There’s bad news everywhere today. I just sat down to check my emails and my aunt sent me one with a subject line that says NO!!!!! and a link to the new Lego Friends site.

This is the landing page for Lego friends.

Lego_Friends_for_Girls

This is the landing page for the regular Lego site.

this_is_the_lego_home_page

I love Legos. I loved playing with them with both my children when they were little and now that the kids knock me out of the way I’ve been known to sit alone and put together the architectural series on my own.

We have issues. We have very smart women and girls being told that they aren’t of value unless they are adorable/sexy/fashionable.

When I called the LEGO group at 1-800-838-9647 to give a little feedback they explained to me that Lego Friends is the result of four years of research including research where girls said they wanted more realistic characters. They’re LEGO, they used to be the best. Now, they’re LEGO and they still have great toys, but maybe they don’t think girls need great toys?

Please LEGO. Please stop telling my daughter that her brain doesn’t matter.

11 thoughts on “Lego: The Message for Girls is… Sad in Lavender”

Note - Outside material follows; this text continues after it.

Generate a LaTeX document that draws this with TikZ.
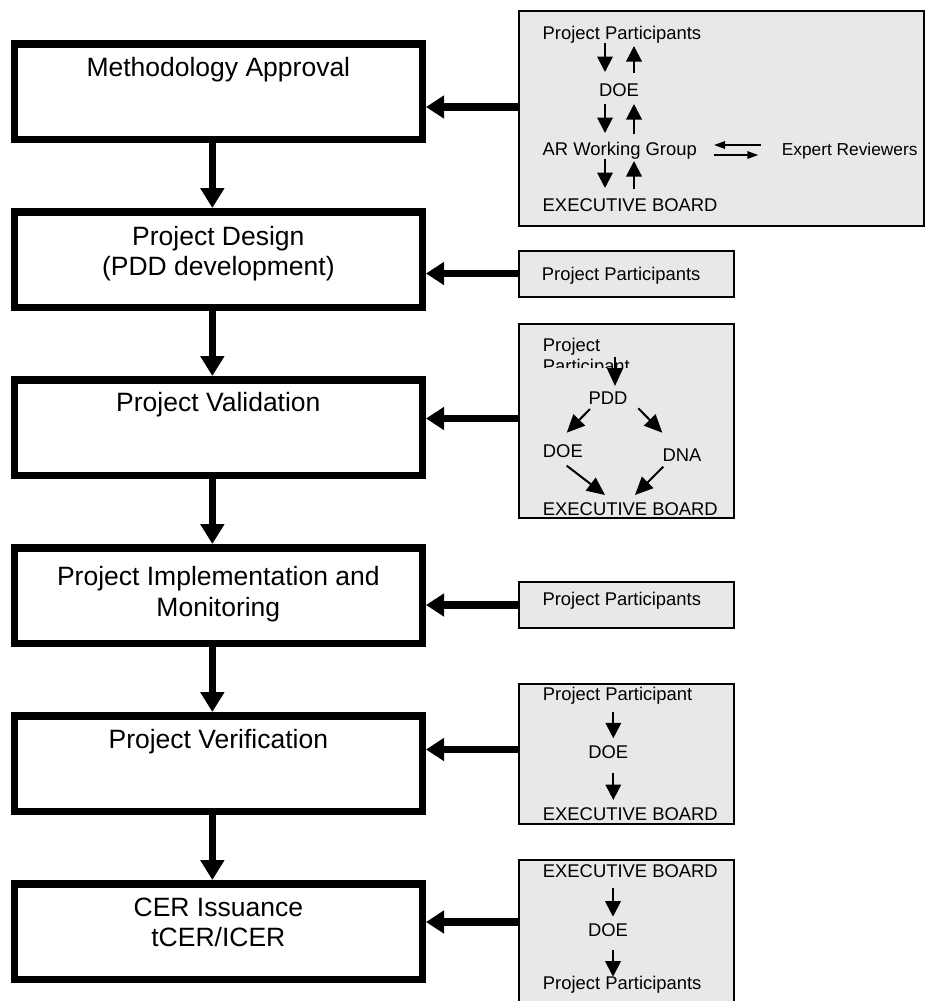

  1. I don’t know…I’m not offended by this at all. I was always a tomboy because the only “friends” my age were my male cousins. I played with Legos, Lincoln Logs, Matchbox cars, Micro Machines, Transformers, you name it. That said, I always enjoyed femininity, too. I would have loved these Lego sets. I wanted to be the girl who could prove that I didn’t need to look, dress or act like a man in order to excel at male-dominated activities (this is part of the reason I love Angelina Jolie movies, but I digress). My very first blog, which I started when I was in architecture school, was intended as a hub for other young women studying architecture. The logo (designed by myself) featured a woman rocking a pencil skirt and heels while carrying blueprints. I also used gratuitous amounts of pink. The site reflected MY personality. Some bitter feminist art snob wrote a blog post attacking my site as “pandering” and gag-worthy. She must have assumed a sexist man was behind it. Suffice to say, I don’t think that catering to the feminine aspect is automatically insulting. I do think that things like Bratz dolls are disgusting, but Lego Friends doesn’t cross a line for me.

  2. I have been on the fence about this ever since I fell off the chair when I received the Business Week issue w the very pink cover. Lego is a company that’s meant to make money. That being said, I didn’t know about their landing Page for this new product until now. Yikes. Yikes. Yikes. If I wanted Polly Pockets, I’d paid a lot less!!!

  3. Seriously…what is the problem? I’m so sick of moms’ like you always bitching and complaining and causing controversy for no reason. What’s wrong with these toys anyway??? Nothing, quit making mountains out of mole hills. They are wearing the same type of clothes they sell at Target and Walmart etc etc…are you going to call their 800 #’s and tell them to stop selling these clothes because it tells our girls that they have to wear adorable clothing. I doubt your daughter really thinks less of herself or that her brain doesn’t matter because Lego came out with a girls line of toys.

    Aren’t you the same person who had no issue with a breastfeeding doll?

  4. Thank you for writing about this. I DO think they are listening. The Lego rep I talked to today sounded a little nervous, and I think they are hearing A LOT from concerned parents. 

  5. I actually think there is a larger issue here – when did Legos go from being an open-ended toy that inspired creativity to being a marketing tool?  Just TRY to find the plain, old, small Lego blocks that aren’t branded with either the Lego characters or television characters.  You can’t find them!  So instead of my kids – a son and a daughter – having the chance to explore their imaginations, they can use these blocks to build a fire truck.  Or a girl with a pet.  Or a scene from SpongeBob.  It’s really distressing.